» **PROBLEM DETAILS**:
Omit the pictures and print exactly the lines of the listing below, starting at the first and ending at the line containing "-21.6, -13.6, -7.5, -3.9, -1.3, 2.6, 5.6, 8.2, 12.8, 19.0, 50.5]".

» **DATA EXCERPT**:

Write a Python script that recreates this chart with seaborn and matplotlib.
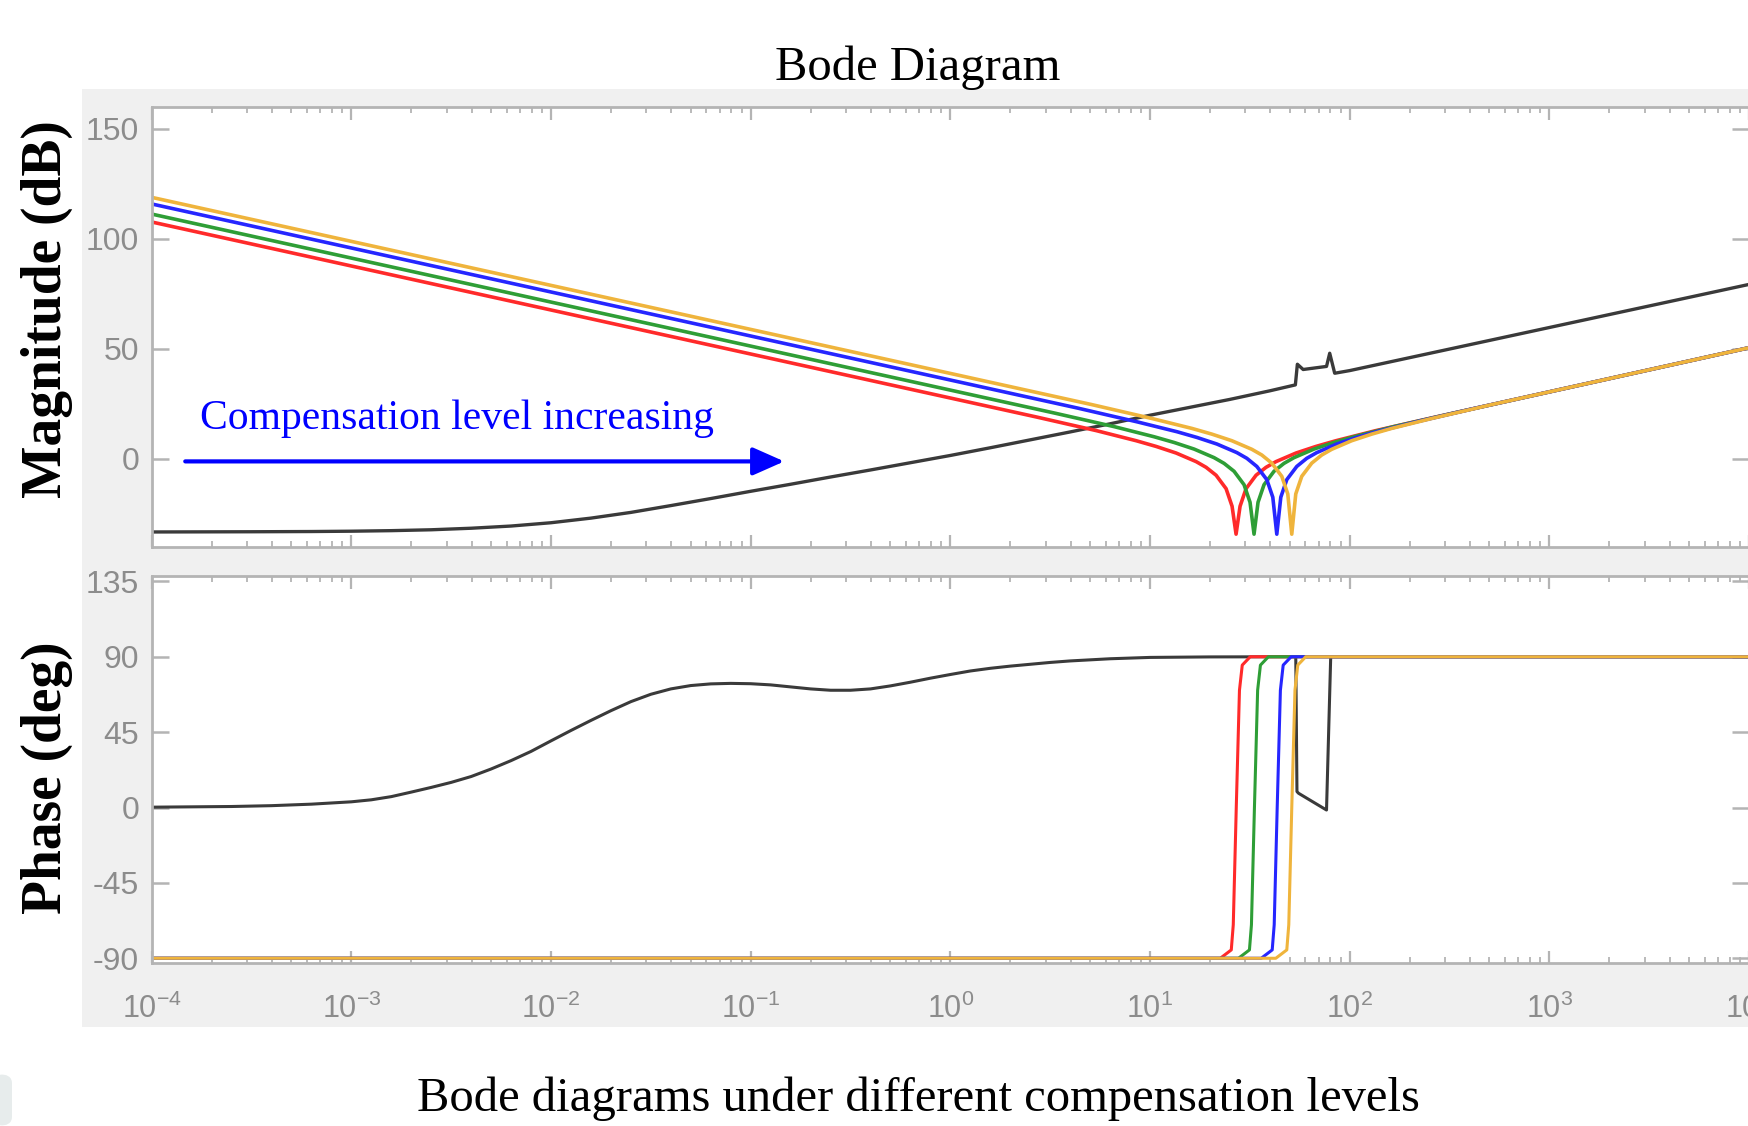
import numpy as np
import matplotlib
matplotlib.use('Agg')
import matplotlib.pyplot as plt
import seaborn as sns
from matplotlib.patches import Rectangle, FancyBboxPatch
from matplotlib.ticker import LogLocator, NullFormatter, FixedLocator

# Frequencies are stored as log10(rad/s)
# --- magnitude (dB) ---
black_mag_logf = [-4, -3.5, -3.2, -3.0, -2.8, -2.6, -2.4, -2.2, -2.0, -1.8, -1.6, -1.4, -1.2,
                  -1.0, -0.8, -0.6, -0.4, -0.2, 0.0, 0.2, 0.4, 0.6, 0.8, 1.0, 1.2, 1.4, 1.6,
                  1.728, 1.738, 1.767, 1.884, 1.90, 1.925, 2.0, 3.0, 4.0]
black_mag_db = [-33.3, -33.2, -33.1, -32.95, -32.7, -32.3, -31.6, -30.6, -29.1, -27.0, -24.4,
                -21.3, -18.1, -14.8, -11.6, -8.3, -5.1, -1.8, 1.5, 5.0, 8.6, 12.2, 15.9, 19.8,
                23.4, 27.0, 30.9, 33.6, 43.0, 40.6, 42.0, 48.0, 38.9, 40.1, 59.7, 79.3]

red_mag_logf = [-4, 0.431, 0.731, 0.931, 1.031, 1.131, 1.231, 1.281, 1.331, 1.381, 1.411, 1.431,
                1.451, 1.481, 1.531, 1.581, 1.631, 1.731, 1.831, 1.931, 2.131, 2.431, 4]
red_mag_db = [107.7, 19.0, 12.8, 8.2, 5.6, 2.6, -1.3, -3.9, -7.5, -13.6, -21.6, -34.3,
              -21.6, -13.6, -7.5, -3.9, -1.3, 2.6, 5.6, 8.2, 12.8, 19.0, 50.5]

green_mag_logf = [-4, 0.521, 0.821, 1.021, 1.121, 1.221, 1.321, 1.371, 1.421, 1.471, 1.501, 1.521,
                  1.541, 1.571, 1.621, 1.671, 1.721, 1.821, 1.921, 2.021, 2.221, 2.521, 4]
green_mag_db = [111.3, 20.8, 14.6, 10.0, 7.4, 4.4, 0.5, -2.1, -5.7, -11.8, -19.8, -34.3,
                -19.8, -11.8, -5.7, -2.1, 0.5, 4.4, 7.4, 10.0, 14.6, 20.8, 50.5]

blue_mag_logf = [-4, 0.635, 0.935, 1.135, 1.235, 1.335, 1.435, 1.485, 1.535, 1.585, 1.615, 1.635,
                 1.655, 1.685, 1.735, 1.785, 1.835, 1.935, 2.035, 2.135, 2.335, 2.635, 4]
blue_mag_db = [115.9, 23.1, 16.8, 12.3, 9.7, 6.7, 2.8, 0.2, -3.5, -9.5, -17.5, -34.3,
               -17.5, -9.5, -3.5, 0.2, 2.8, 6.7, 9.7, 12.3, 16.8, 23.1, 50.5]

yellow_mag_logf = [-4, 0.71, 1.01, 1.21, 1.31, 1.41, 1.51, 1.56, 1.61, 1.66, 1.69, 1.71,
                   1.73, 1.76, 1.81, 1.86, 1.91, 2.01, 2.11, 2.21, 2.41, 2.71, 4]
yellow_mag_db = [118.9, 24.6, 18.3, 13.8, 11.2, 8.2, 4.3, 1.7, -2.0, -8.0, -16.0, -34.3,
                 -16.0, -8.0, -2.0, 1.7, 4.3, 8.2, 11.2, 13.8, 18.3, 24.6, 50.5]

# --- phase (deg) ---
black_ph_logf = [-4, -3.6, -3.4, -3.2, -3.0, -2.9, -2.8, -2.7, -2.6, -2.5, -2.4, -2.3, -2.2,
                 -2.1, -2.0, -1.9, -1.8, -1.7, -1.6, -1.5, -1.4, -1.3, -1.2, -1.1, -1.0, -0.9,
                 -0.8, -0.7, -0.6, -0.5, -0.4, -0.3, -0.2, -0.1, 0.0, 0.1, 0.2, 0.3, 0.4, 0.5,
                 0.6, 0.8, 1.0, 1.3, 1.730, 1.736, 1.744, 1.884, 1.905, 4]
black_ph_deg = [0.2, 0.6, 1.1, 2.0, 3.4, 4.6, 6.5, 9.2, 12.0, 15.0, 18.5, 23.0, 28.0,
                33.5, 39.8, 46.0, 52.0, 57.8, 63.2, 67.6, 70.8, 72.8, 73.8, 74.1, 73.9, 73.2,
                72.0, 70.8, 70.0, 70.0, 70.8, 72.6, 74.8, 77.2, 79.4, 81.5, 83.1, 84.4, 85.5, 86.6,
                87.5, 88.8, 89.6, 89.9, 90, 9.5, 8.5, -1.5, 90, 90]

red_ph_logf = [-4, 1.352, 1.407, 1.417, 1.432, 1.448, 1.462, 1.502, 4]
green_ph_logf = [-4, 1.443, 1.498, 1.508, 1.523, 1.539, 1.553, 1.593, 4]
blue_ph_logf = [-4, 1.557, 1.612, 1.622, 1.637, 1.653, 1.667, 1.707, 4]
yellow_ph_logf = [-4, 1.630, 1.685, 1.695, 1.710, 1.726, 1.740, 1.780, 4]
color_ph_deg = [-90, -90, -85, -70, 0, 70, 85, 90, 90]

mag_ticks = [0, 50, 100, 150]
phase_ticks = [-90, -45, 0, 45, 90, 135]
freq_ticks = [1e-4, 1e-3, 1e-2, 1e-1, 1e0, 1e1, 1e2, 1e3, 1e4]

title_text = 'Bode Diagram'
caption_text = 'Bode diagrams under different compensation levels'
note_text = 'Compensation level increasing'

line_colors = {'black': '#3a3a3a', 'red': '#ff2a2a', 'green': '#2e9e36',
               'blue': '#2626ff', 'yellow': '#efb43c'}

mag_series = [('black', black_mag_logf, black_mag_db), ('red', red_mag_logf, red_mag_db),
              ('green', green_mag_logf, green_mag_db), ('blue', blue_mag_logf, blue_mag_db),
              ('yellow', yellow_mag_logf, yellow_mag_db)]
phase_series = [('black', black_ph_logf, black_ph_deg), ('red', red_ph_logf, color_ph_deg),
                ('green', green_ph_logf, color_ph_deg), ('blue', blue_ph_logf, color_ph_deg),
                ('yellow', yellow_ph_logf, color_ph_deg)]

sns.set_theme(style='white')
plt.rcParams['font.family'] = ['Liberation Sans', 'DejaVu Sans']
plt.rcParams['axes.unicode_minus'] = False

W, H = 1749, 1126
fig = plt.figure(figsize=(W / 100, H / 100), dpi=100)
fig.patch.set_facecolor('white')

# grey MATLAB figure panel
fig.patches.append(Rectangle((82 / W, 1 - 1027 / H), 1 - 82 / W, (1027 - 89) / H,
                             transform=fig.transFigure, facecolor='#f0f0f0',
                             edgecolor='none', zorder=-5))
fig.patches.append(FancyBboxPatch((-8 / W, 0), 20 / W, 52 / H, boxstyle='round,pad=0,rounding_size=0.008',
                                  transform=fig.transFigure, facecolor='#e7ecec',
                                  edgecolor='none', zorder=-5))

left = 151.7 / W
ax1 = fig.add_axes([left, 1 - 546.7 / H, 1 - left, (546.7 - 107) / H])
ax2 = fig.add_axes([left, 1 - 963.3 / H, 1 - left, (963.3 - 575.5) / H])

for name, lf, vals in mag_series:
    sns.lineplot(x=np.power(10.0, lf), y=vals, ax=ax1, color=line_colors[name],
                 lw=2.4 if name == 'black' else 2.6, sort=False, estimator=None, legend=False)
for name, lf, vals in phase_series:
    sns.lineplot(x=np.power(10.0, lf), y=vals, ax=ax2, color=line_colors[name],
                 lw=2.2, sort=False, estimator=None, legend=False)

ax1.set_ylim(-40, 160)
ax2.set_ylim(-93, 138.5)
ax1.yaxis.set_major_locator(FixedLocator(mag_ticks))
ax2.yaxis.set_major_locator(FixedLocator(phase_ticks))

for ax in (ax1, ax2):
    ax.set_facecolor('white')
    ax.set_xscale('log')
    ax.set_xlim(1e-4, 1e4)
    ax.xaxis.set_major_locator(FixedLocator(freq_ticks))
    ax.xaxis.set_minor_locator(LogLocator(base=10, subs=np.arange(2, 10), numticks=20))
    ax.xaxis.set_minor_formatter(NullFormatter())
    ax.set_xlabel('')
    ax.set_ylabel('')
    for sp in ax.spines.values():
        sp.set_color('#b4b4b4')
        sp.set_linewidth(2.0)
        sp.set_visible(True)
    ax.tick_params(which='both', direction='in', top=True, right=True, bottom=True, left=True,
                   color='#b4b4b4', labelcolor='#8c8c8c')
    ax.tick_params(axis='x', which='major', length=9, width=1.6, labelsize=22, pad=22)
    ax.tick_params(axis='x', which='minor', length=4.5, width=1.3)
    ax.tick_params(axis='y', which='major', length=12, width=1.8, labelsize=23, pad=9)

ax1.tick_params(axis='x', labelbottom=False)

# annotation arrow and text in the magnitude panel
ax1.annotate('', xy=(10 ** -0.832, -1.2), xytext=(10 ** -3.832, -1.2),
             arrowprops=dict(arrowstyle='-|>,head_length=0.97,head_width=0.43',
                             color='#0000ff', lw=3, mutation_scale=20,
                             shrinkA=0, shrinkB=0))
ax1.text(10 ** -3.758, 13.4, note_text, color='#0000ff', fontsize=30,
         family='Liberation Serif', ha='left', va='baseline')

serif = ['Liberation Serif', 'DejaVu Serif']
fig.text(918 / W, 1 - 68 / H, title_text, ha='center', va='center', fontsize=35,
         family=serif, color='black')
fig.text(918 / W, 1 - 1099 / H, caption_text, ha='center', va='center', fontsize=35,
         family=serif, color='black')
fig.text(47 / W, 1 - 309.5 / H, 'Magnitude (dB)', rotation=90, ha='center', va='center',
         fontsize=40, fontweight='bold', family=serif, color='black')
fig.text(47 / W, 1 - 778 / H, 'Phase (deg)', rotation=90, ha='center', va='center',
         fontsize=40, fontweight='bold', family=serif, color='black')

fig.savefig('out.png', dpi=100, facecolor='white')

» **WRITTEN REPLY**:
Write a Python script that recreates this chart with seaborn and matplotlib.
import numpy as np
import matplotlib
matplotlib.use('Agg')
import matplotlib.pyplot as plt
import seaborn as sns
from matplotlib.patches import Rectangle, FancyBboxPatch
from matplotlib.ticker import LogLocator, NullFormatter, FixedLocator

# Frequencies are stored as log10(rad/s)
# --- magnitude (dB) ---
black_mag_logf = [-4, -3.5, -3.2, -3.0, -2.8, -2.6, -2.4, -2.2, -2.0, -1.8, -1.6, -1.4, -1.2,
                  -1.0, -0.8, -0.6, -0.4, -0.2, 0.0, 0.2, 0.4, 0.6, 0.8, 1.0, 1.2, 1.4, 1.6,
                  1.728, 1.738, 1.767, 1.884, 1.90, 1.925, 2.0, 3.0, 4.0]
black_mag_db = [-33.3, -33.2, -33.1, -32.95, -32.7, -32.3, -31.6, -30.6, -29.1, -27.0, -24.4,
                -21.3, -18.1, -14.8, -11.6, -8.3, -5.1, -1.8, 1.5, 5.0, 8.6, 12.2, 15.9, 19.8,
                23.4, 27.0, 30.9, 33.6, 43.0, 40.6, 42.0, 48.0, 38.9, 40.1, 59.7, 79.3]

red_mag_logf = [-4, 0.431, 0.731, 0.931, 1.031, 1.131, 1.231, 1.281, 1.331, 1.381, 1.411, 1.431,
                1.451, 1.481, 1.531, 1.581, 1.631, 1.731, 1.831, 1.931, 2.131, 2.431, 4]
red_mag_db = [107.7, 19.0, 12.8, 8.2, 5.6, 2.6, -1.3, -3.9, -7.5, -13.6, -21.6, -34.3,
              -21.6, -13.6, -7.5, -3.9, -1.3, 2.6, 5.6, 8.2, 12.8, 19.0, 50.5]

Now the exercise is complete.